Thought like FF said, gonna be hard as withing 24hrs alot of that water will be lost to evaporation. If not a fish, i would put corals and some sexy shrimp in there like three and maybe the masked goby i think it's called that are them tiny ones...


----------



## cheseboy (Aug 5, 2005)

now, there are definetly alot of skilled people With mini reefs as small as 2 gallons but that dosen't mean it's for beginners.

2 Gallon Hex


----------



## Cosidius (Jan 21, 2006)

i have a 5 gall hex with blackcap and a purplefirefish...reef tank in progress 3 polyp colonies in there already..btw sick job on that 2 gal set up cheseboy really like ti alot..then again nanos 10 and below arent for novices


----------



## Guest (Feb 3, 2006)

Cheseboy,

I must admit I'm very impressed by your 2g Hex. Pretty amazing what you did there.

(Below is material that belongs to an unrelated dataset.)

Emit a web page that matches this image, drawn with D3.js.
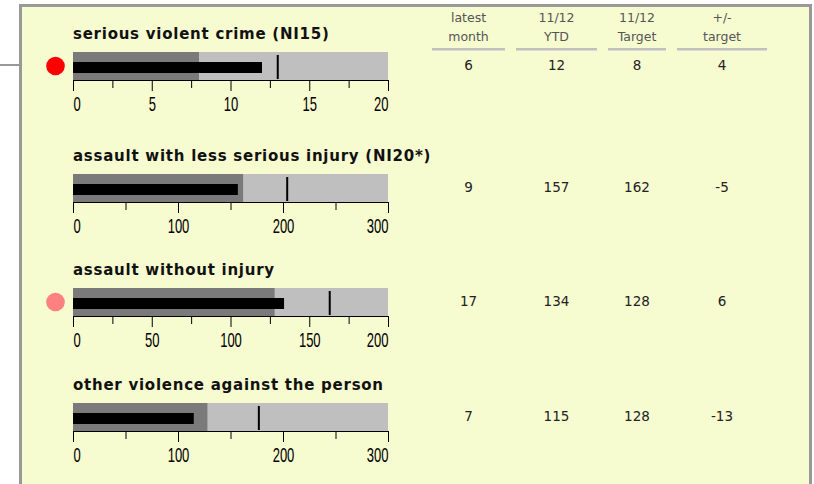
<!DOCTYPE html>
<html>
<head>
<meta charset="utf-8">
<script src="https://cdn.jsdelivr.net/npm/d3@7"></script>
<style>
  body { margin: 0; background: #fff; }
  svg { display: block; }
</style>
</head>
<body>
<div id="chart"></div>
<script>
var width = 814,
    height = 484;

// data
var titles = ['serious violent crime (NI15)', 'assault with less serious injury (NI20*)',
              'assault without injury', 'other violence against the person'];
var latestMonth = [6, 9, 17, 7];
var ytd = [12, 157, 134, 115];
var target = [8, 162, 128, 128];
var plusMinus = [4, -5, 6, -13];
var markers = [13, 204, 163, 177];
var maxima = [20, 300, 200, 300];
var majorStep = [5, 100, 50, 100];
var statusColor = ['#ff0000', null, '#ff8080', null];
var headers = [['latest', 'month'], ['11/12', 'YTD'], ['11/12', 'Target'], ['+/-', 'target']];

// layout
var rowTop = [52, 174, 288, 403];
var colX = [468.5, 556.5, 637, 722];
var colW = [73, 81, 58, 90];

var svg = d3.select('#chart').append('svg')
    .attr('width', width)
    .attr('height', height);

// connector line into the panel
svg.append('rect')
    .attr('x', 0).attr('y', 64)
    .attr('width', 21).attr('height', 2)
    .attr('fill', '#999');

// panel
svg.append('rect')
    .attr('x', 20.5).attr('y', 5.5)
    .attr('width', 790).attr('height', 500)
    .attr('fill', '#f7fbd0')
    .attr('stroke', '#999')
    .attr('stroke-width', 3);

// column headers
var head = svg.append('g').selectAll('g')
    .data(headers)
    .enter().append('g')
    .attr('transform', function(d, i) { return 'translate(' + colX[i] + ',0)'; });

head.selectAll('text')
    .data(function(d) { return d; })
    .enter().append('text')
    .attr('y', function(d, j) { return 21.5 + j * 19; })
    .attr('text-anchor', 'middle')
    .attr('font-family', 'DejaVu Sans, Verdana, sans-serif')
    .attr('font-size', 12.5)
    .attr('fill', '#555')
    .text(function(d) { return d; });

head.append('rect')
    .attr('x', function(d, i) { return -colW[i] / 2; })
    .attr('y', 48)
    .attr('width', function(d, i) { return colW[i]; })
    .attr('height', 2.5)
    .attr('fill', '#c0c0c0');

titles.forEach(function(title, i) {
    var top = rowTop[i];
    var x = d3.scaleLinear().domain([0, maxima[i]]).range([73, 388]);
    var g = svg.append('g').attr('class', 'bullet');

    g.append('text')
        .attr('x', 73).attr('y', top - 13)
        .attr('font-family', 'DejaVu Sans, Verdana, sans-serif')
        .attr('font-weight', 'bold')
        .attr('font-size', 15)
        .attr('letter-spacing', 0.75)
        .attr('fill', '#111')
        .text(title);

    // ranges
    g.append('rect')
        .attr('x', x(0)).attr('y', top)
        .attr('width', x(maxima[i]) - x(0)).attr('height', 28)
        .attr('fill', '#bfbfbf');
    g.append('rect')
        .attr('x', x(0)).attr('y', top)
        .attr('width', x(target[i]) - x(0)).attr('height', 28)
        .attr('fill', '#7a7a7a');

    // measure
    g.append('rect')
        .attr('x', x(0)).attr('y', top + 10)
        .attr('width', x(ytd[i]) - x(0)).attr('height', 11)
        .attr('fill', '#000');

    // marker
    g.append('rect')
        .attr('x', x(markers[i]) - 1).attr('y', top + 3)
        .attr('width', 2).attr('height', 24)
        .attr('fill', '#000');

    // minor ticks
    var minor = d3.range(majorStep[i] / 2, maxima[i], majorStep[i]);
    g.append('g')
        .attr('transform', 'translate(0,' + (top + 28) + ')')
        .call(d3.axisBottom(x).tickValues(minor).tickSize(8).tickSizeOuter(0).tickFormat(''))
        .call(function(a) { a.select('.domain').remove(); });

    // major ticks and labels
    var major = d3.range(0, maxima[i] + 1e-9, majorStep[i]);
    var axis = g.append('g')
        .attr('transform', 'translate(0,' + (top + 28) + ')')
        .call(d3.axisBottom(x).tickValues(major).tickSize(11).tickSizeOuter(0));
    axis.select('.domain').attr('stroke', '#000');
    axis.selectAll('text')
        .attr('y', 31.5)
        .attr('dy', null)
        .attr('font-family', 'Liberation Sans, Arial, sans-serif')
        .attr('font-size', 21)
        .attr('fill', '#000')
        .attr('transform', 'scale(0.62,1)')
        .attr('text-anchor', function(d, j) {
            return j === 0 ? 'start' : (j === major.length - 1 ? 'end' : 'middle');
        });

    // status dot
    if (statusColor[i]) {
        g.append('circle')
            .attr('cx', 55.5).attr('cy', top + 14)
            .attr('r', 9.3)
            .attr('fill', statusColor[i]);
    }

    // table values
    var vals = [latestMonth[i], ytd[i], target[i], plusMinus[i]];
    g.selectAll('text.val')
        .data(vals)
        .enter().append('text')
        .attr('class', 'val')
        .attr('x', function(d, j) { return colX[j]; })
        .attr('y', top + 17.5)
        .attr('text-anchor', 'middle')
        .attr('font-family', 'DejaVu Sans, Verdana, sans-serif')
        .attr('font-size', 13.5)
        .attr('fill', '#222')
        .text(function(d) { return d; });
});
</script>
</body>
</html>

Must be a pain to maintain though... I mean, a LOT of close attention and TLC. How long have you been running this "off the wall piece of art"?

Kudos,

Sponge


----------



## Fishfirst (Jan 24, 2005)

I don't think that is actually cheseboys considering he's setting up a 20 gallon tank sw and I believe this is his first ones. However, I think it would be very very wise to setup a bigger tank since small ones aren't really cheaper than larger tanks, and a larger tank, when setup properly, is easier to maintain.


----------



## Guest (Feb 3, 2006)

Fishfirst said:


> I don't think that is actually cheseboys considering he's setting up a 20 gallon tank sw and I believe this is his first ones. However, I think it would be very very wise to setup a bigger tank since small ones aren't really cheaper than larger tanks, and a larger tank, when setup properly, is easier to maintain.


Got ya Fishy Fish Fish! But who ever is behind that creation must have some major experience and a LOT of time... I mean, isn't it gorgeous? I just hope that my 55gal will turn as beutiful as this 2g hex is.

Sponge :hi: <--- Random Emoticon


----------



## Osiris (Jan 18, 2005)

More then likely came from nano-reef.com Some of their pico reefs and mini reef's are amazing for their size the selection of corlas, makes my tank look like needs a makeover on my reef.


----------



## flamingo (Nov 5, 2005)

Dwarf seahorses obviously are a good choice right off the bat. I'm not going to go into great detail on this because usually it gets ignored and blown off so I'll leave it at that. Im about to get some dwarves myself lol (had to say that).

In a small tank the easiest thing you can do is stick with one smallish to medium size fish or the pair of neons like said. I would personally put 2 neons, bumblebee shrimp, some polyps, hermit crabs, small snails, and other things. Just don't go overboard with stocking, consider the bioload created by the inverts also.

And of course evaporation is a big concern here.


----------



## cheseboy (Aug 5, 2005)

I'm sory if I was unclear but that is not my tank lol. I wish it was. I actually got it off from a member from www.reef-visions.com he is one of the most skilled reefers I know. I have to say the tank is really is cool. Hmm that reminds me I have an empty 2.0.....

Oh yeah I have been thinking about somthing. Any tank lower than a 30 gallon is nano. I have a 20 gallon main tank with a 10G refugium attached. Does that make me have a regular tank or is it still nano?


----------



## flamingo (Nov 5, 2005)

Well, personally I would say the tank with the fuge is still considered a nano. It has 10 gallons added onto it but the tank itself is still 20 gallons. If you have a 100 gallon tank with an 80 gallon sump you don't call it a 180 gallon do you? Same applies here.


----------



## TheOldSalt (Jan 28, 2005)

That IS a nice looking tank, but already it has problems, and those problems will only grow. See that big 'shroom in the middle? See those withered polyps next to it on the right?
Shrooms kill whatever they touch. That's still a small shroom. That shroom will grow & _multiply_, resulting in a lot of destruction.
That hammer coral is just a baby, too. It won't be long before it's sweeper tentacles are in range to "reach out and CRUSH someone." 
I don't know why he even bothered with the flame scallop.

Yep, it's a great looking tank. For now, anyway.

Oh, by the way Spongebob, I wasn't recommending a scooter blenny for a 5gal tank. Scooters aren't even blennies. They are dragonets, and those need a lot more room than that.


----------